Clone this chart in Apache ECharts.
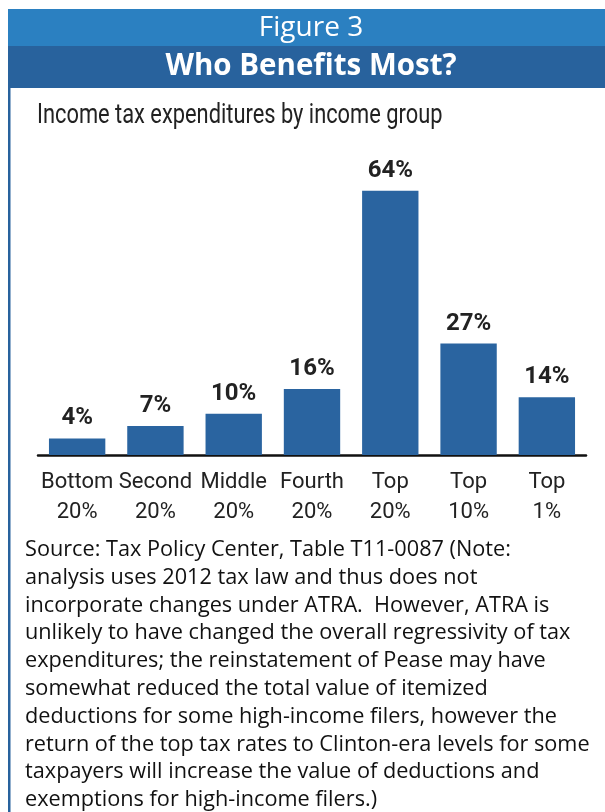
<!DOCTYPE html>
<html>
<head>
<meta charset="utf-8">
<script src="https://cdn.jsdelivr.net/npm/echarts@6/dist/echarts.min.js"></script>
<style>
  html, body { margin: 0; padding: 0; background: #fff; }
  #chart { width: 605px; height: 812px; }
</style>
</head>
<body>
<div id="chart"></div>
<script>
// Share of income tax expenditures by income group (percent)
const categories = ['Bottom 20%', 'Second 20%', 'Middle 20%', 'Fourth 20%', 'Top 20%', 'Top 10%', 'Top 1%'];
const shares = [4, 7, 10, 16, 64, 27, 14];

const figureLabel = 'Figure 3';
const headline = 'Who Benefits Most?';
const subtitle = 'Income tax expenditures by income group';
const sourceLines = [
  'Source: Tax Policy Center, Table T11-0087 (Note:',
  'analysis uses 2012 tax law and thus does not',
  'incorporate changes under ATRA.  However, ATRA is',
  'unlikely to have changed the overall regressivity of tax',
  'expenditures; the reinstatement of Pease may have',
  'somewhat reduced the total value of itemized',
  'deductions for some high-income filers, however the',
  'return of the top tax rates to Clinton-era levels for some',
  'taxpayers will increase the value of deductions and',
  'exemptions for high-income filers.)'
];

const labelFont = 'Roboto, "Noto Sans", sans-serif';
const lightBlue = '#2b80c1';
const darkBlue = '#28629d';
const barBlue = '#2a64a0';

const chart = echarts.init(document.getElementById('chart'), null, { renderer: 'canvas' });

chart.setOption({
  animation: false,
  backgroundColor: '#ffffff',
  graphic: [
    { type: 'rect', shape: { x: 8, y: 9, width: 597, height: 37 }, style: { fill: lightBlue }, z: 0 },
    { type: 'rect', shape: { x: 8, y: 46, width: 597, height: 42 }, style: { fill: darkBlue }, z: 0 },
    { type: 'rect', shape: { x: 8, y: 88, width: 2.5, height: 724 }, style: { fill: darkBlue }, z: 0 },
    {
      type: 'text', x: 311, y: 28, z: 5,
      style: { text: figureLabel, fill: '#fff', font: '28px "Open Sans", sans-serif', align: 'center', verticalAlign: 'middle' }
    },
    {
      type: 'text', x: 311, y: 67, z: 5,
      style: { text: headline, fill: '#fff', font: 'bold 29.5px "Open Sans", sans-serif', align: 'center', verticalAlign: 'middle' }
    },
    {
      // condensed look for the chart subtitle
      type: 'text', x: 37, y: 116, z: 5, scaleX: 0.78,
      style: { text: subtitle, fill: '#222', font: '28px Roboto, sans-serif', align: 'left', verticalAlign: 'middle' }
    },
    {
      type: 'text', x: 25, y: 536, z: 5,
      style: {
        text: sourceLines.join('\n'), fill: '#111',
        font: '21.7px "Open Sans", sans-serif', lineHeight: 27.8,
        align: 'left', verticalAlign: 'top'
      }
    }
  ],
  grid: { left: 38, right: 19, top: 166, bottom: 357, containLabel: false },
  xAxis: {
    type: 'category',
    data: categories,
    axisLine: { show: true, lineStyle: { color: '#111', width: 2.5 } },
    axisTick: { show: false },
    axisLabel: {
      interval: 0,
      margin: 12,
      color: '#222',
      fontFamily: labelFont,
      fontSize: 22,
      lineHeight: 30,
      formatter: v => v.replace(' ', '\n')
    }
  },
  yAxis: {
    type: 'value', min: 0, max: 70,
    show: false,
    splitLine: { show: false }
  },
  series: [{
    type: 'bar',
    data: shares,
    barWidth: '72%',
    itemStyle: { color: barBlue },
    label: {
      show: true,
      position: 'top',
      distance: 8,
      formatter: p => p.value + '%',
      color: '#222',
      fontFamily: labelFont,
      fontWeight: 'bold',
      fontSize: 24
    }
  }]
});
</script>
</body>
</html>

# [What this task involves]
Leave out the pictures and copy the rest of the material above exactly.

# [Written solution]
Clone this chart in Apache ECharts.
<!DOCTYPE html>
<html>
<head>
<meta charset="utf-8">
<script src="https://cdn.jsdelivr.net/npm/echarts@6/dist/echarts.min.js"></script>
<style>
  html, body { margin: 0; padding: 0; background: #fff; }
  #chart { width: 605px; height: 812px; }
</style>
</head>
<body>
<div id="chart"></div>
<script>
// Share of income tax expenditures by income group (percent)
const categories = ['Bottom 20%', 'Second 20%', 'Middle 20%', 'Fourth 20%', 'Top 20%', 'Top 10%', 'Top 1%'];
const shares = [4, 7, 10, 16, 64, 27, 14];

const figureLabel = 'Figure 3';
const headline = 'Who Benefits Most?';
const subtitle = 'Income tax expenditures by income group';
const sourceLines = [
  'Source: Tax Policy Center, Table T11-0087 (Note:',
  'analysis uses 2012 tax law and thus does not',
  'incorporate changes under ATRA.  However, ATRA is',
  'unlikely to have changed the overall regressivity of tax',
  'expenditures; the reinstatement of Pease may have',
  'somewhat reduced the total value of itemized',
  'deductions for some high-income filers, however the',
  'return of the top tax rates to Clinton-era levels for some',
  'taxpayers will increase the value of deductions and',
  'exemptions for high-income filers.)'
];

const labelFont = 'Roboto, "Noto Sans", sans-serif';
const lightBlue = '#2b80c1';
const darkBlue = '#28629d';
const barBlue = '#2a64a0';

const chart = echarts.init(document.getElementById('chart'), null, { renderer: 'canvas' });

chart.setOption({
  animation: false,
  backgroundColor: '#ffffff',
  graphic: [
    { type: 'rect', shape: { x: 8, y: 9, width: 597, height: 37 }, style: { fill: lightBlue }, z: 0 },
    { type: 'rect', shape: { x: 8, y: 46, width: 597, height: 42 }, style: { fill: darkBlue }, z: 0 },
    { type: 'rect', shape: { x: 8, y: 88, width: 2.5, height: 724 }, style: { fill: darkBlue }, z: 0 },
    {
      type: 'text', x: 311, y: 28, z: 5,
      style: { text: figureLabel, fill: '#fff', font: '28px "Open Sans", sans-serif', align: 'center', verticalAlign: 'middle' }
    },
    {
      type: 'text', x: 311, y: 67, z: 5,
      style: { text: headline, fill: '#fff', font: 'bold 29.5px "Open Sans", sans-serif', align: 'center', verticalAlign: 'middle' }
    },
    {
      // condensed look for the chart subtitle
      type: 'text', x: 37, y: 116, z: 5, scaleX: 0.78,
      style: { text: subtitle, fill: '#222', font: '28px Roboto, sans-serif', align: 'left', verticalAlign: 'middle' }
    },
    {
      type: 'text', x: 25, y: 536, z: 5,
      style: {
        text: sourceLines.join('\n'), fill: '#111',
        font: '21.7px "Open Sans", sans-serif', lineHeight: 27.8,
        align: 'left', verticalAlign: 'top'
      }
    }
  ],
  grid: { left: 38, right: 19, top: 166, bottom: 357, containLabel: false },
  xAxis: {
    type: 'category',
    data: categories,
    axisLine: { show: true, lineStyle: { color: '#111', width: 2.5 } },
    axisTick: { show: false },
    axisLabel: {
      interval: 0,
      margin: 12,
      color: '#222',
      fontFamily: labelFont,
      fontSize: 22,
      lineHeight: 30,
      formatter: v => v.replace(' ', '\n')
    }
  },
  yAxis: {
    type: 'value', min: 0, max: 70,
    show: false,
    splitLine: { show: false }
  },
  series: [{
    type: 'bar',
    data: shares,
    barWidth: '72%',
    itemStyle: { color: barBlue },
    label: {
      show: true,
      position: 'top',
      distance: 8,
      formatter: p => p.value + '%',
      color: '#222',
      fontFamily: labelFont,
      fontWeight: 'bold',
      fontSize: 24
    }
  }]
});
</script>
</body>
</html>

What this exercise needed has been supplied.